Measure what moves the business

Not every metric deserves equal attention. Traffic, impressions, and follower counts can be useful, but they are not the final goal. A stronger measurement approach focuses on leads, booked calls, sales, cost per acquisition, conversion rate, and customer quality.

This changes how decisions get made. If a channel drives less traffic but better leads, it may be more valuable than the one generating bigger numbers on a report. If a page gets visits but no inquiries, that is not success. Marketing should be evaluated by business impact, not by surface-level activity.

At SEO Sin fronteras, this is the difference between reporting data and delivering strategy. Small businesses do not need more dashboards without context. They need clear guidance on what to improve next and why it matters.

The strategy that fits is the one that wins

The best small business digital marketing strategy is not the most complicated one.
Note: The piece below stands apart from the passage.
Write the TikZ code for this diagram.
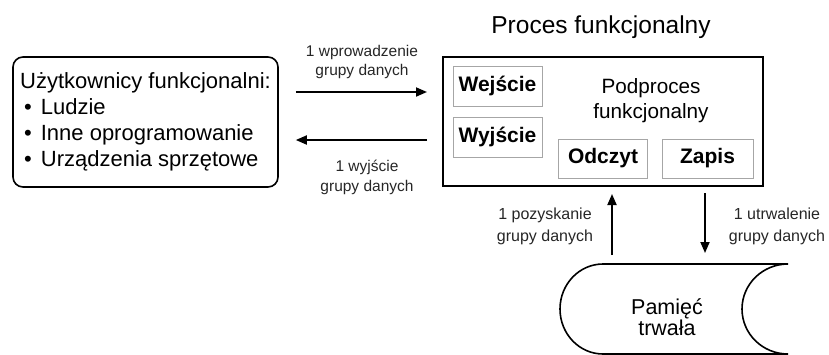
\documentclass[tikz,border=0pt]{standalone}
\usepackage{fontspec}
\setmainfont{Liberation Sans}
\usetikzlibrary{arrows.meta}
\usetikzlibrary{positioning}

\tikzset{
  subbox/.style={draw=black!35, line width=0.8pt, minimum width=89pt, minimum height=40pt, inner sep=0pt, font=\fontsize{21}{25}\selectfont\bfseries},
  flow/.style={line width=1.8pt, -{Triangle[length=11pt,width=9pt]}},
  lbl/.style={align=center, inner sep=0pt, text=black!85},
}

\begin{document}
\begin{tikzpicture}[x=1pt,y=-1pt]
    \useasboundingbox (0,0) rectangle (829,354);

    % Uzytkownicy funkcjonalni
    \node[draw, rounded corners=10pt, line width=1.6pt, minimum width=265pt, minimum height=130pt,
          align=left, inner sep=0pt, font=\fontsize{22}{26}\selectfont] (users) at (145.5,122)
        {Użytkownicy funkcjonalni:\\
         \hspace*{4pt}\textbullet\hspace{9pt}Ludzie\\
         \hspace*{4pt}\textbullet\hspace{9pt}Inne oprogramowanie\\
         \hspace*{4pt}\textbullet\hspace{9pt}Urządzenia sprzętowe};

    % Proces funkcjonalny
    \node[draw, line width=2pt, minimum width=320pt, minimum height=129pt] (proc) at (603,121.5) {};
    \node[font=\fontsize{24.5}{28}\selectfont] (title) at (601,27) {Proces funkcjonalny};
    \node[subbox] (wej) at (497.5,86) {Wejście};
    \node[subbox] (wyj) at (497.5,137) {Wyjście};
    \node[subbox, minimum height=39pt] (odczyt) at (603,158.5) {Odczyt};
    \node[subbox, minimum height=39pt, minimum width=91pt] (zapis) at (707.5,158.5) {Zapis};
    \node[align=center, font=\fontsize{20.7}{25}\selectfont] (sub) at (651,100.5) {Podproces\\funkcjonalny};

    % Pamiec trwala
    \draw[line width=1.6pt] (603,264) -- (788,264)
        arc[start angle=90, end angle=270, x radius=46pt, y radius=45pt] -- (603,354)
        arc[start angle=270, end angle=90, x radius=43pt, y radius=45pt] -- cycle;
    \node[align=center, font=\fontsize{21.5}{20}\selectfont] (store) at (667,317) {Pamięć\\trwała};
    \coordinate (rd) at (612,264);
    \coordinate (wr) at (705,264);

    % Przeplywy
    \draw[flow, shorten <=17pt, shorten >=15pt] ([yshift=30pt]users.east) -- ([yshift=29.5pt]proc.west);
    \draw[flow, shorten <=15pt, shorten >=17pt] ([yshift=-18.5pt]proc.west) -- ([yshift=-18pt]users.east);
    \draw[flow, shorten <=9pt, shorten >=7pt] (rd) -- (rd |- proc.south);
    \draw[flow, shorten <=6pt, shorten >=11pt] (wr |- proc.south) -- (wr);

    % Etykiety
    \node[lbl, font=\fontsize{15.5}{19}\selectfont] (inlbl) at (362,61.5) {1 wprowadzenie\\grupy danych};
    \node[lbl, font=\fontsize{15.5}{20}\selectfont] (outlbl) at (367,177) {1 wyjście\\grupy danych};
    \node[lbl, font=\fontsize{16}{22}\selectfont] (rdlbl) at (545,226) {1 pozyskanie\\grupy danych};
    \node[lbl, font=\fontsize{16}{22}\selectfont] (wrlbl) at (777,226) {1 utrwalenie\\grupy danych};
\end{tikzpicture}
\end{document}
It is the one you can execute consistently, measure honestly, and improve over time. Some businesses need SEO as the foundation. Others need Google Ads to create momentum first. Many need both, supported by a website that converts and follow-up that does not let opportunities slip away.

If your marketing feels busy but inconsistent, that is usually a sign to simplify. Focus on the channels that match customer intent, strengthen the parts of your funnel that are underperforming, and make sure every tactic serves a business goal. Growth becomes much more predictable when your marketing stops chasing noise and starts building traction.